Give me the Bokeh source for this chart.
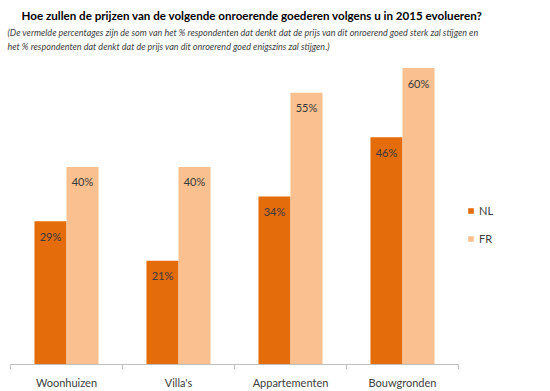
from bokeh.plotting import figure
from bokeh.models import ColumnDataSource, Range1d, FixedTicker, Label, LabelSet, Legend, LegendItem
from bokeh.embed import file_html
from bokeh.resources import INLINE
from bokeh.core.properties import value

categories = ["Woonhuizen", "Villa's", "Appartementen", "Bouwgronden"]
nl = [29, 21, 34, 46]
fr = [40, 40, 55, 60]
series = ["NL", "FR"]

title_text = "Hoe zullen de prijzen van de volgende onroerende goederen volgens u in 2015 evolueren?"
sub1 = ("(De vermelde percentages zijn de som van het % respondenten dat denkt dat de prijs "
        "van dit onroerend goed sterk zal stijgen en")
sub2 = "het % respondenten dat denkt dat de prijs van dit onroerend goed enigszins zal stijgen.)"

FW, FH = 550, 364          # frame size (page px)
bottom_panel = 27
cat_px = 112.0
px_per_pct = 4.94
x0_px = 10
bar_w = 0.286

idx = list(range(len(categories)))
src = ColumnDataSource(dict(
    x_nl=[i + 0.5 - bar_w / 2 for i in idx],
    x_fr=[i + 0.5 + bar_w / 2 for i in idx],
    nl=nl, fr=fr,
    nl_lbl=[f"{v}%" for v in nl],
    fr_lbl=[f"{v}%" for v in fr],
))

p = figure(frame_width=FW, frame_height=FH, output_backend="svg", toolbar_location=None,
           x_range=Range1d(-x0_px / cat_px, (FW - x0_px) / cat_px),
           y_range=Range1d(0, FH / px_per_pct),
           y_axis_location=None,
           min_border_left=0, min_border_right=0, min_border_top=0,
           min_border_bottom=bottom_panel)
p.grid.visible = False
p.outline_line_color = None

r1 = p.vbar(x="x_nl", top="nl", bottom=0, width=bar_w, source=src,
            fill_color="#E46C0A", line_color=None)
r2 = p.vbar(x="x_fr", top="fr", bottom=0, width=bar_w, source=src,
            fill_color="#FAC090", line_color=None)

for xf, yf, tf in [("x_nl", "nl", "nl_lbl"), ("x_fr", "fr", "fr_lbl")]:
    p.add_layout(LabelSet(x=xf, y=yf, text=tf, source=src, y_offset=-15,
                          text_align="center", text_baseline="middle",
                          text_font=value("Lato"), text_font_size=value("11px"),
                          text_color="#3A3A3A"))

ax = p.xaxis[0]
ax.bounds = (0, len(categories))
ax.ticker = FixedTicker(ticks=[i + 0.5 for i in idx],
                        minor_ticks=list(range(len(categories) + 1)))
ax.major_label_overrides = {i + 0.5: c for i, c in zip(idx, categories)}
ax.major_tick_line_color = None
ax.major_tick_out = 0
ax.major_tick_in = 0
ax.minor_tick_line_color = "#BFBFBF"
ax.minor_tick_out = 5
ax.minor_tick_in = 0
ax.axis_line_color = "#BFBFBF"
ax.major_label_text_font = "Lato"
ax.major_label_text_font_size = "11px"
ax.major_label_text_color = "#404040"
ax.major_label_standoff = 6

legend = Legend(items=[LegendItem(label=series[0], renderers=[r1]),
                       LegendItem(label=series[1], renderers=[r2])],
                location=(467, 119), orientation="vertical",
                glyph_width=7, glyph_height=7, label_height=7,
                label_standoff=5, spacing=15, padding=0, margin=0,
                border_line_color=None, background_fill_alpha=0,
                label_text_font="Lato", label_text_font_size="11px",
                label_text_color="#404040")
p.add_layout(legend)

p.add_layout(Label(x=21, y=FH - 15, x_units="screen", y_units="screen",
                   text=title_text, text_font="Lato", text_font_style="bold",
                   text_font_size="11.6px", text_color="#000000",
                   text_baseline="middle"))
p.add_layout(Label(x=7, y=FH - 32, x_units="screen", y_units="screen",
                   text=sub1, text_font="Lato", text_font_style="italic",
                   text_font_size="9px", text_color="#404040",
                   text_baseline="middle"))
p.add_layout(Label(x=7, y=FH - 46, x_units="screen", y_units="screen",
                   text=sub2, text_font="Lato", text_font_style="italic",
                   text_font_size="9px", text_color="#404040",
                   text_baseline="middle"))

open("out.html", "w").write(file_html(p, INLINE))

* * *

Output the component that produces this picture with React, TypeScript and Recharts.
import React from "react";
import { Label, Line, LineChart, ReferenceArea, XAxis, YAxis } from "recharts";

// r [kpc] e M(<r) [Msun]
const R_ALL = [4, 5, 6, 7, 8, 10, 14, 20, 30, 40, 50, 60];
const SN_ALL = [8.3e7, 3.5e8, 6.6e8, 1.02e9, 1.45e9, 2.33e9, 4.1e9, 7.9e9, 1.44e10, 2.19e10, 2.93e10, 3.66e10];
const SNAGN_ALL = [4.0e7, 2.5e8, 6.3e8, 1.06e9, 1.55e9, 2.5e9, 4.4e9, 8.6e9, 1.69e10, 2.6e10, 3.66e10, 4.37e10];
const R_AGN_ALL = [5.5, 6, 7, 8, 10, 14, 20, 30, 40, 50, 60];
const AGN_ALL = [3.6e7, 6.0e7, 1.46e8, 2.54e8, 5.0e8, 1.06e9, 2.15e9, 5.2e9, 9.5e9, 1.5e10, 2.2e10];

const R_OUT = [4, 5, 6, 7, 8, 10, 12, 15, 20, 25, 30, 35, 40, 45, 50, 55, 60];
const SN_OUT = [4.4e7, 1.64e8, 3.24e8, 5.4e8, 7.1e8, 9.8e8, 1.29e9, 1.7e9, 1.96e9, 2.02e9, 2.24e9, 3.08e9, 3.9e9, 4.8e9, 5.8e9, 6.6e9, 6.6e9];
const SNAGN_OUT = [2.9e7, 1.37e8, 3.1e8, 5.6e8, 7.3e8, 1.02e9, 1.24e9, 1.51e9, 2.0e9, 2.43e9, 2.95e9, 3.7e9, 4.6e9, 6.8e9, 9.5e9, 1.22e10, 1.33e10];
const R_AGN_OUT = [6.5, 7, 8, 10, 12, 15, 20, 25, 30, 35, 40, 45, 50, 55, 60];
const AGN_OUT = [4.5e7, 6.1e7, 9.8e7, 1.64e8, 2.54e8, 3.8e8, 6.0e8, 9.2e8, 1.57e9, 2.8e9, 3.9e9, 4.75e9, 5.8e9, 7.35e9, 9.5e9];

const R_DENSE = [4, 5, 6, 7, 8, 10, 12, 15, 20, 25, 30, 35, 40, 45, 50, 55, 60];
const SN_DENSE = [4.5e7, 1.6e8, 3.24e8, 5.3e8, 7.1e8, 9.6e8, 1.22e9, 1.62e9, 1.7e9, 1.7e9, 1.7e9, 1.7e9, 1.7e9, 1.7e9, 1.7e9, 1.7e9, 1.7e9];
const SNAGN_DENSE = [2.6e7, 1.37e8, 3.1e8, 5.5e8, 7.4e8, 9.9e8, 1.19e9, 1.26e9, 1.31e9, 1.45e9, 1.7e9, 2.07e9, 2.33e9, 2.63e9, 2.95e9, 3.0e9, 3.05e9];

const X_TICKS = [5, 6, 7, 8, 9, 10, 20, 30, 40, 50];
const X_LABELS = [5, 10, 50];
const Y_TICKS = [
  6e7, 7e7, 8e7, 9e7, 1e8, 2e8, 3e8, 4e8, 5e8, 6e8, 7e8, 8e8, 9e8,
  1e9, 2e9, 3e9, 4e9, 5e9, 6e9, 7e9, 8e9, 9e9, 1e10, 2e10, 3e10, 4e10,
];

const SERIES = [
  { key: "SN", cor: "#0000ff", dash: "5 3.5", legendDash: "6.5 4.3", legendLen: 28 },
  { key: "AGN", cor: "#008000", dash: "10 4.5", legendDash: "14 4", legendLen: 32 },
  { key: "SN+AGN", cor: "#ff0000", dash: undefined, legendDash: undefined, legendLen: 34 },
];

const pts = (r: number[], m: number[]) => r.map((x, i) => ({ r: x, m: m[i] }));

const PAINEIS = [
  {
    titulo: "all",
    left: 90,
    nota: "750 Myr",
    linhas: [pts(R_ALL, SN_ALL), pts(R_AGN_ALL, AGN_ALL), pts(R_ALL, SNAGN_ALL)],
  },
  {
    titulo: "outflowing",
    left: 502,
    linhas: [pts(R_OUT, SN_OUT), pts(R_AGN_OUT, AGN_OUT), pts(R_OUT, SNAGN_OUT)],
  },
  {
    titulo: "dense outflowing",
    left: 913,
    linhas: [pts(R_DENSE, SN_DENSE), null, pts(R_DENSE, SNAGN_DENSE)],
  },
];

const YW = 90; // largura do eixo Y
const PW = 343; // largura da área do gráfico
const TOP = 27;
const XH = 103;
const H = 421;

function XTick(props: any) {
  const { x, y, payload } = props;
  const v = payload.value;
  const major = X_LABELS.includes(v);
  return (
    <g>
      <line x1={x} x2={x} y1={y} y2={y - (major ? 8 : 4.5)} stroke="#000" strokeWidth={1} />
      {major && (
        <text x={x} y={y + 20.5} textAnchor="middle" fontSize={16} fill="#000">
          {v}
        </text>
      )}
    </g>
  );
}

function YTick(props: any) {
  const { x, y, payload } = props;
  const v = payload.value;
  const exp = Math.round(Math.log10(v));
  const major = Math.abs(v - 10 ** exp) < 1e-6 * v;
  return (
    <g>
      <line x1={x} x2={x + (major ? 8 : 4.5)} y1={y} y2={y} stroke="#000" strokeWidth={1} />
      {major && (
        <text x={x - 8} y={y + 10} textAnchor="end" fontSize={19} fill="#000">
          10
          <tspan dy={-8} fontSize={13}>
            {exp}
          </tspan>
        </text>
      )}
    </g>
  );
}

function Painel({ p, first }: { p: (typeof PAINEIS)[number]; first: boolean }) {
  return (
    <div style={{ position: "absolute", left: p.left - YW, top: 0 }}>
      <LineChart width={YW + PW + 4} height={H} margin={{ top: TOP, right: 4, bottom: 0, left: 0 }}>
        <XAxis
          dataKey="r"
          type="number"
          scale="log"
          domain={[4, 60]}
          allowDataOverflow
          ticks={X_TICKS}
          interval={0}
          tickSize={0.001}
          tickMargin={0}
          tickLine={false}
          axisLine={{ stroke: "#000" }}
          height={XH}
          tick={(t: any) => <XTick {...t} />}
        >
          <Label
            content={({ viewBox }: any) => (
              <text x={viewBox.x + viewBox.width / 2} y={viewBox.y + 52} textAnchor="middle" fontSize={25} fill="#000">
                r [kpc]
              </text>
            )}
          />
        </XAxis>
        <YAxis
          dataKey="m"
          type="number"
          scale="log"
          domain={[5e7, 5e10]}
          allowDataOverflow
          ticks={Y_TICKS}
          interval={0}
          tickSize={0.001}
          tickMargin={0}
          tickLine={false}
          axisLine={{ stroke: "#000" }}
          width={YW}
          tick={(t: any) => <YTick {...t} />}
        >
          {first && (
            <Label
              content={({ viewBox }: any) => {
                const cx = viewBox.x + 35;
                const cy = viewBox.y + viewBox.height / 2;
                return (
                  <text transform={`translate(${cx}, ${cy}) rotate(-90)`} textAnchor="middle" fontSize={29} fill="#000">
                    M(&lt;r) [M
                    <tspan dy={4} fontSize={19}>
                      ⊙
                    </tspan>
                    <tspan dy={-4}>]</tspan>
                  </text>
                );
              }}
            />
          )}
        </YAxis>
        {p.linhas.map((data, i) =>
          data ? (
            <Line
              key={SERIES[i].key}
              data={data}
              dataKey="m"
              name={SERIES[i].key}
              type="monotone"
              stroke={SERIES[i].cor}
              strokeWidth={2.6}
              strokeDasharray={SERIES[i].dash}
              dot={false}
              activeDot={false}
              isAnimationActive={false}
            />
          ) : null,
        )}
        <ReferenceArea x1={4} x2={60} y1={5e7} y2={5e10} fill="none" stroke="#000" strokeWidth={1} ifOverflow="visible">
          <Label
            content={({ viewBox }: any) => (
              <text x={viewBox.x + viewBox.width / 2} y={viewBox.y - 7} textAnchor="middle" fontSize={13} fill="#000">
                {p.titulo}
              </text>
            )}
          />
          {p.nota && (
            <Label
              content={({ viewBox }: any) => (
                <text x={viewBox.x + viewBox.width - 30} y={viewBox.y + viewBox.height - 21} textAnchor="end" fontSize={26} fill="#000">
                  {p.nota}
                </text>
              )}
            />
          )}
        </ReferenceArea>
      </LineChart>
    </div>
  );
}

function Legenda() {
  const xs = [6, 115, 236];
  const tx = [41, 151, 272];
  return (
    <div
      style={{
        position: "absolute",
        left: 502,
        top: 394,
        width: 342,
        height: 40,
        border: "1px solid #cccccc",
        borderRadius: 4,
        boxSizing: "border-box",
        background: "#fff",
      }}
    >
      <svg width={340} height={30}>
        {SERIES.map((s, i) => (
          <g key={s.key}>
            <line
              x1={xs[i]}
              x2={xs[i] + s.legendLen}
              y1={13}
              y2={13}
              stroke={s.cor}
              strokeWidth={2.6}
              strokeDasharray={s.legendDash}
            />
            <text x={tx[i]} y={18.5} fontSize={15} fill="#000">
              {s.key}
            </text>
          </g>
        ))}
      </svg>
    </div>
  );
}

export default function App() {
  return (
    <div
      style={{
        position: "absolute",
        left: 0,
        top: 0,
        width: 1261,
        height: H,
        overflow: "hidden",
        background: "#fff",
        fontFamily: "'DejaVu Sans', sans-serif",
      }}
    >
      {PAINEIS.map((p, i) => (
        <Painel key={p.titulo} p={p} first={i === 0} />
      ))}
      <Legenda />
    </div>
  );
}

...

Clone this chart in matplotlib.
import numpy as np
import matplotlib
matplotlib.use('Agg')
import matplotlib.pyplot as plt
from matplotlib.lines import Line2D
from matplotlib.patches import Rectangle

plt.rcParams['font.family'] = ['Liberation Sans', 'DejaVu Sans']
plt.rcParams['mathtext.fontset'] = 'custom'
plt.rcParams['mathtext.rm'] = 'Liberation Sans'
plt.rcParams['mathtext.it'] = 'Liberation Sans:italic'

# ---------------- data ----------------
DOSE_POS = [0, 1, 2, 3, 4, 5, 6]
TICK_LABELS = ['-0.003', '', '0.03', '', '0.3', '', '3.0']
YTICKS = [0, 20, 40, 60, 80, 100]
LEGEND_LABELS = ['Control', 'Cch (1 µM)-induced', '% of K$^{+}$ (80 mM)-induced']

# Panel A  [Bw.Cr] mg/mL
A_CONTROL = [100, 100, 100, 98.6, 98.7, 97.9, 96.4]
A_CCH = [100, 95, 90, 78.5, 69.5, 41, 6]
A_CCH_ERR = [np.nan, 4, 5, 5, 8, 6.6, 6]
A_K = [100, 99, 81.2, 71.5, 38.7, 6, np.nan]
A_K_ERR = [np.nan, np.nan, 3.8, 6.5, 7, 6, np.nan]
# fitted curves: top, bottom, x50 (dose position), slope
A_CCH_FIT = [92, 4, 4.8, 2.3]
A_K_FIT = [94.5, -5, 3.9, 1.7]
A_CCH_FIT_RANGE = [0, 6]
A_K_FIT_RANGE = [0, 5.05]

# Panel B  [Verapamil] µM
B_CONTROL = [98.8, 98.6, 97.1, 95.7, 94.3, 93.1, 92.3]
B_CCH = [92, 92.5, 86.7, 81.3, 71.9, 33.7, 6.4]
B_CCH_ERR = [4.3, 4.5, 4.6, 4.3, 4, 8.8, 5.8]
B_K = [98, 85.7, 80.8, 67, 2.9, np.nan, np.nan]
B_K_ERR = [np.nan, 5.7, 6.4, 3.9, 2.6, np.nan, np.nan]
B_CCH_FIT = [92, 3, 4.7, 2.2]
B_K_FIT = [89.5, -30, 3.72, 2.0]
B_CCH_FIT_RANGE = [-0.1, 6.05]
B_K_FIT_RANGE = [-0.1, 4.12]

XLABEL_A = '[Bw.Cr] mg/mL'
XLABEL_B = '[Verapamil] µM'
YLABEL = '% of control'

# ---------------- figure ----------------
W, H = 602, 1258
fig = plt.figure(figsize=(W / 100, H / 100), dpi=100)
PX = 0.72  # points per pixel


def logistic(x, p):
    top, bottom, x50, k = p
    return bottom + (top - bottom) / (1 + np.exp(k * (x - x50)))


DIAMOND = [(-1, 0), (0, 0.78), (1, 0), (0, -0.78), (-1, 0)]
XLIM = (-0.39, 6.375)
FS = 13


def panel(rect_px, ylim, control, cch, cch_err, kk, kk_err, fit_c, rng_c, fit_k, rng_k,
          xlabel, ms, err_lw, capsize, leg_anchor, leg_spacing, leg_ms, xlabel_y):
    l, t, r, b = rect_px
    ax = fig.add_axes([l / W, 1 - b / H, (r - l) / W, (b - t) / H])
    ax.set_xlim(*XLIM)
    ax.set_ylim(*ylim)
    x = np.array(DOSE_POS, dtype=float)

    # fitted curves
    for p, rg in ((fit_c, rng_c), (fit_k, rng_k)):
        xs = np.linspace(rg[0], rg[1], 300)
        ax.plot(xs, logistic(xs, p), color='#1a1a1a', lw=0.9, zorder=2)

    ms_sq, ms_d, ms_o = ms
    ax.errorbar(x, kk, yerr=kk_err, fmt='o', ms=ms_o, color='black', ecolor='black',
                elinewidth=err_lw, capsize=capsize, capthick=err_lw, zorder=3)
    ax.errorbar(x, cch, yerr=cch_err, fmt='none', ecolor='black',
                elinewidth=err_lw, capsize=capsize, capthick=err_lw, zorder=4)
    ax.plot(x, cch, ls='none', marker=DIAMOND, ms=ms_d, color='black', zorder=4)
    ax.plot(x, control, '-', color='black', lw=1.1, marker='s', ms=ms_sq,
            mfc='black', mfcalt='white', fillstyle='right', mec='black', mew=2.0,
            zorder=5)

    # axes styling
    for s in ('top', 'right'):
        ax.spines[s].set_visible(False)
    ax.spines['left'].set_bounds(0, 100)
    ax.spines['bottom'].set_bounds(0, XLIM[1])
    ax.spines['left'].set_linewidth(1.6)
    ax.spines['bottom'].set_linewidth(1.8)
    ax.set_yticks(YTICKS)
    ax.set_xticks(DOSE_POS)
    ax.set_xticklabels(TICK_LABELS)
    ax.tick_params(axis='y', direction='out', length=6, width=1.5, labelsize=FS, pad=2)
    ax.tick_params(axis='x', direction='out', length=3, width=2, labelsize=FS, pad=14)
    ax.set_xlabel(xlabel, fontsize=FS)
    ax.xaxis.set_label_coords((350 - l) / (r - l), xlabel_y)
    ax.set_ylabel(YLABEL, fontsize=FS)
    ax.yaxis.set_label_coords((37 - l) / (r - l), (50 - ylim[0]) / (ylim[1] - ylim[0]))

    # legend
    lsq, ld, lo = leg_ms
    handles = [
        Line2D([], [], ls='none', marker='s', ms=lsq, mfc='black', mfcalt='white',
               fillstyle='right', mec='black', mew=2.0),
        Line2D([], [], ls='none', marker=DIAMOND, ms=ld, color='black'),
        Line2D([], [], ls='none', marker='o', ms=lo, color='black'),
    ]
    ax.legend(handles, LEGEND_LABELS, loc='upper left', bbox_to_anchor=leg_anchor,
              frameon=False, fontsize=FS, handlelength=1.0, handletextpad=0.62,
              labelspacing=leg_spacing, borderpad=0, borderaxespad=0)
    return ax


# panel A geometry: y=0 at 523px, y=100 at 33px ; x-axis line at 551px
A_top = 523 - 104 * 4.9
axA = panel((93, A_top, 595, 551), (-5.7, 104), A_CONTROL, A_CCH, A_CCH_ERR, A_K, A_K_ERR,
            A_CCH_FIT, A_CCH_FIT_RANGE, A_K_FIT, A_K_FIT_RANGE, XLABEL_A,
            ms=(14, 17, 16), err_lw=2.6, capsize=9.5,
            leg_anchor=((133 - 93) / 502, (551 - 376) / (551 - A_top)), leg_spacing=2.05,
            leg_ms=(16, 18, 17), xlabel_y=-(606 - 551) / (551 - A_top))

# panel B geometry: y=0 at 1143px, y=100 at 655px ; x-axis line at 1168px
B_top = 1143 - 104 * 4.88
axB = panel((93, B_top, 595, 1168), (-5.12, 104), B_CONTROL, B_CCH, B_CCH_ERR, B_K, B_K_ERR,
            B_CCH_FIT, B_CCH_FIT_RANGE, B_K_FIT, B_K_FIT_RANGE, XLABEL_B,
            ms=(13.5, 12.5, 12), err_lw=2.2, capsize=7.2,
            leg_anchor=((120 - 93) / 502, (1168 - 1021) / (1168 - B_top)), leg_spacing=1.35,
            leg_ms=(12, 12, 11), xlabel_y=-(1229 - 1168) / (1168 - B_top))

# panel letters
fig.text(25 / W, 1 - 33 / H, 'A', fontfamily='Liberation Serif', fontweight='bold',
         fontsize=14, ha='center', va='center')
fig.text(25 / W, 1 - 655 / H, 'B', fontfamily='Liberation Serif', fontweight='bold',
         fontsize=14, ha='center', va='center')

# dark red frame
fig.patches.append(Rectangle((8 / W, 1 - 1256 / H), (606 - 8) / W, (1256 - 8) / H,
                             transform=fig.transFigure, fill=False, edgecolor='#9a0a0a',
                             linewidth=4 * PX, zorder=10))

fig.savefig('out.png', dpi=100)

Problem to solve: Extract every line above containing the word "matplotlib".

Answer:
Clone this chart in matplotlib.
import matplotlib
matplotlib.use('Agg')
import matplotlib.pyplot as plt
from matplotlib.lines import Line2D
from matplotlib.patches import Rectangle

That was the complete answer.